Another reason this transition is important is it could be an opportunity to consider a merger with the Illinois Pharmacists Association. A member of the ICHP Board of Directors and a Dean or two of the Colleges of Pharmacy have suggested that we consider that very option. But let me be brutally honest here, both organizations would have to be extremely transparent and more collaborative than I have ever experienced. It’s possible, but it won’t be easy!

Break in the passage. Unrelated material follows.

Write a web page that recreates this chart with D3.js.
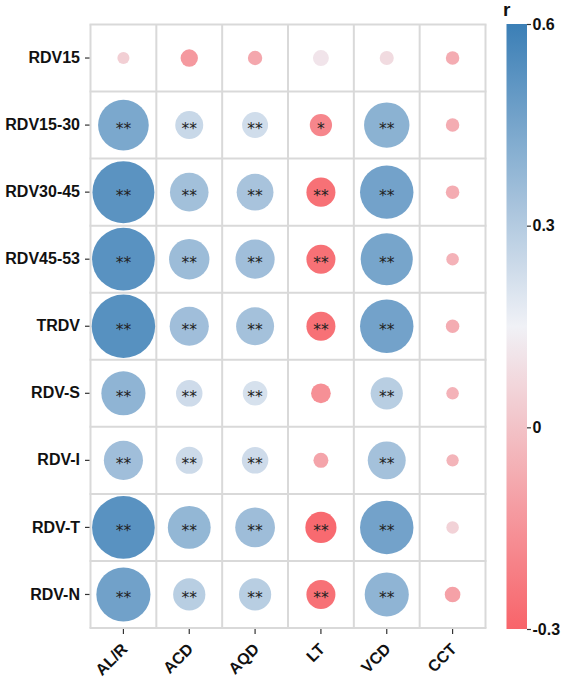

Several states have combined their state society and association into one pharmacy organization in the past two decades. Mostly because one or both organizations were financially struggling. For some, it has worked well. For others, it has not been as positive. In fact, if you look in the neighborhood, Wisconsin, Indiana, Iowa and Michigan have all merged, combined or consolidated. Missouri, Kentucky and Minnesota have not. And Kansas has split up back into two separate organizations!
In the late 1990’s, ICHP and IPhA collaborated to hold joint meetings, the Illinois Pharmacy Congresses. The meetings went well, we all played nice in the sandbox, but the programming was limited and they only lasted for four years. Back then, ICHP President Kevin Colgan referred to the Congresses as “slow dancing” to see if the relationship could or would go further.
Since the Congresses, ICHP and IPhA have collaborated to hold joint Illinois Pharmacy Legislative Days which have been very successful even though we have occasionally differed on specific legislative initiatives. We’ve proved we can worked together in a limited capacity but this concept is much, much bigger. It will be interesting to see if either or both organizations’ leaders are willing to bare all (financial and organizational details, that is) to do the work to get this done.
Personally, I have always said that the more voices we have in Springfield and Chicago, the louder we are and the better we are heard. But that only works when we are singing the same song with an agreed upon conductor. But one organization that can’t pick one song to sing is even more helpless in Illinois’ political environment! So Kumbaya isn’t that easy to sing when an organization with divergent agendas has to agree to sing it.
The consideration of the organizational transition will be interesting to say the least but now is the time to consider it before ICHP goes out and hires a new Executive Vice President only to decide shortly thereafter that it is time for a merger. The next two years will be full of thoughtful deliberations and will have a dramatic impact on the future of ICHP and pharmacy in Illinois. I will do my best to keep you all informed, I promise!